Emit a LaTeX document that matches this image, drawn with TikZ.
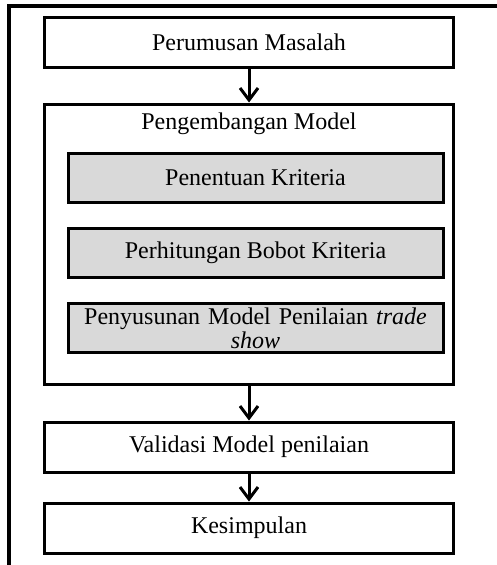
\documentclass[tikz,border=0pt]{standalone}
\usepackage{fontspec}
\setmainfont{Liberation Serif}
\usetikzlibrary{arrows.meta}
\definecolor{boxgray}{HTML}{D9D9D9}
\begin{document}
\begin{tikzpicture}[x=1pt,y=-1pt,
    stepbox/.style={draw,line width=3pt,minimum width=409pt,minimum height=50pt,
      inner sep=0pt,font=\fontsize{24}{24}\selectfont},
    subbox/.style={stepbox,fill=boxgray,minimum width=375pt,minimum height=49pt},
    flow/.style={line width=3pt,-{Straight Barb[length=12pt,width=18pt]}}]
  \useasboundingbox (0,0) rectangle (497,565);
  % frame of the page, only top and left visible
  \draw[line width=3.5pt] (497,6) -- (9,6) -- (9,565);

  \node[stepbox] (rumus) at (249,42) {Perumusan Masalah};
  \node[stepbox,minimum height=280pt] (model) at (249,244) {};
  \node[font=\fontsize{24}{24}\selectfont] (judul) at (249,124) {Pengembangan Model};
  \node[subbox] (kriteria) at (255.5,177.5) {Penentuan Kriteria};
  \node[subbox] (bobot) at (255.5,252.5) {Perhitungan Bobot Kriteria};
  \node[subbox,align=center,text width=370pt] (nilai) at (255.5,328)
    {Penyusunan Model Penilaian \textit{trade}\\\textit{show}};
  \node[stepbox] (validasi) at (249,447) {Validasi Model penilaian};
  \node[stepbox] (simpul) at (249,528) {Kesimpulan};

  \draw[flow] (rumus) -- (model);
  \draw[flow] (model) -- (validasi);
  \draw[flow] (validasi) -- (simpul);
\end{tikzpicture}
\end{document}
-- -- --
— Job —
Please set down each line of the data above exactly as written, without the pictures.

— Full response —
Emit a LaTeX document that matches this image, drawn with TikZ.
\documentclass[tikz,border=0pt]{standalone}
\usepackage{fontspec}
\setmainfont{Liberation Serif}
\usetikzlibrary{arrows.meta}
\definecolor{boxgray}{HTML}{D9D9D9}
\begin{document}
\begin{tikzpicture}[x=1pt,y=-1pt,
    stepbox/.style={draw,line width=3pt,minimum width=409pt,minimum height=50pt,
      inner sep=0pt,font=\fontsize{24}{24}\selectfont},
    subbox/.style={stepbox,fill=boxgray,minimum width=375pt,minimum height=49pt},
    flow/.style={line width=3pt,-{Straight Barb[length=12pt,width=18pt]}}]
  \useasboundingbox (0,0) rectangle (497,565);
  % frame of the page, only top and left visible
  \draw[line width=3.5pt] (497,6) -- (9,6) -- (9,565);

  \node[stepbox] (rumus) at (249,42) {Perumusan Masalah};
  \node[stepbox,minimum height=280pt] (model) at (249,244) {};
  \node[font=\fontsize{24}{24}\selectfont] (judul) at (249,124) {Pengembangan Model};
  \node[subbox] (kriteria) at (255.5,177.5) {Penentuan Kriteria};
  \node[subbox] (bobot) at (255.5,252.5) {Perhitungan Bobot Kriteria};
  \node[subbox,align=center,text width=370pt] (nilai) at (255.5,328)
    {Penyusunan Model Penilaian \textit{trade}\\\textit{show}};
  \node[stepbox] (validasi) at (249,447) {Validasi Model penilaian};
  \node[stepbox] (simpul) at (249,528) {Kesimpulan};

  \draw[flow] (rumus) -- (model);
  \draw[flow] (model) -- (validasi);
  \draw[flow] (validasi) -- (simpul);
\end{tikzpicture}
\end{document}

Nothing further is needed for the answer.